When participants arrive in the morning, we can see in their eyes how happy and excited they are to come and spend the day. They ask, “What are the plans for today?” They feel comfortable and relaxed as if they are at home or in a place that they know well. They even offer their help with activities’ preparations and arrangements. When they are confused or don’t know who is coming to pick them up they ask us and trust what we tell them. When it’s time to leave they ask their caregivers to stay for longer, “it’s still early to go home, join us if you want.”

Meanwhile, older people’s caregivers get a chance to rest, run errands or simply go to work knowing that their loved one is spending time in an enriching, safe and social environment.

Some key challenges


Making the dream a reality has been challenging. Our first challenge was finding an adequate location for the centre. It was hard to find a big space that is suitable for older people and people with Alzheimer’s, and to find a calm neighbourhood with available car parking space. Our centre is now located in a new, big and colourful place in Achrafieh, Beirut. The centre is suitable for older people and has a security system for safety. Finding a qualified team was also a challenge. In Lebanon, universities and educational programmes don’t focus much on older people and Alzheimer’s so it took some time to find a qualified team with knowledge in the field. We also looked for a team with specific qualities when taking care of older people, such as patience, passion and respect. We continue to provide training as part of our capacity building programme.

We also faced cultural challenges. The idea of a day-care centre for adults is new in Lebanon. Caregivers sometimes think it’s their job to care for their older relatives and might feel guilty, afraid, anxious or sad when they first leave their loved ones in the centre. With time though they notice how entertaining and beneficial this is for their loved ones and how much they love it. However, stigma is still present in our country, and a lot of people believe that older people, especially if they have dementia, are not “aware” anymore and should stay at home doing nothing while watching their physical and mental health deteriorate with time.

There are also financial challenges; some caregivers can’t afford the fees to register their relatives. We cover the fees for some participants who can’t afford them, although there is now a waiting list.

Building on success and looking ahead


When they come to the centre, our members’ mood changes and they become happier and more energetic. Their body movement and balance, speech, eye movement and concentration improve. When they can’t come to the centre they tell their caregivers how much they miss it. A caregiver once told us, “we were only counting down the days on the couch in the house, watching the walls and doing nothing. Now that my father comes to the centre, his life has changed and I can see him smiling again!”

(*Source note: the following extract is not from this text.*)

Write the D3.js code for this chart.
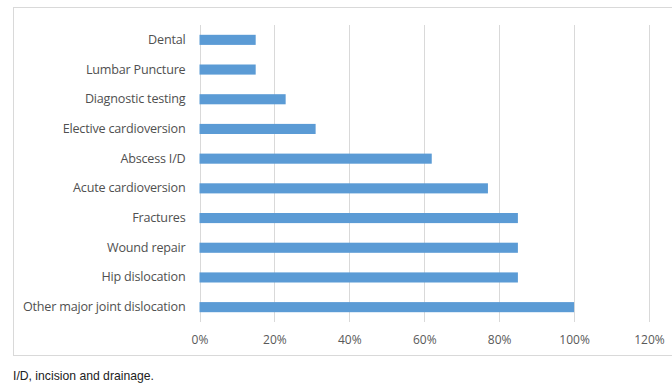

Caregivers have also told us that their relatives have improved their cognitive, physical and mental faculties. They see them smiling more, participating more in talks, expressing their needs (such as food, water and the bathroom.), walking more in the house and sleeping better during the night. This positive feedback motivates us to keep moving forward and growing.

Our vision is to expand and have many centres in different places in Lebanon so that the whole community can benefit from our services. We would like to have a community free of stigma where everyone is aware that people living with dementia are emotionally and physically present and have the right to stay active.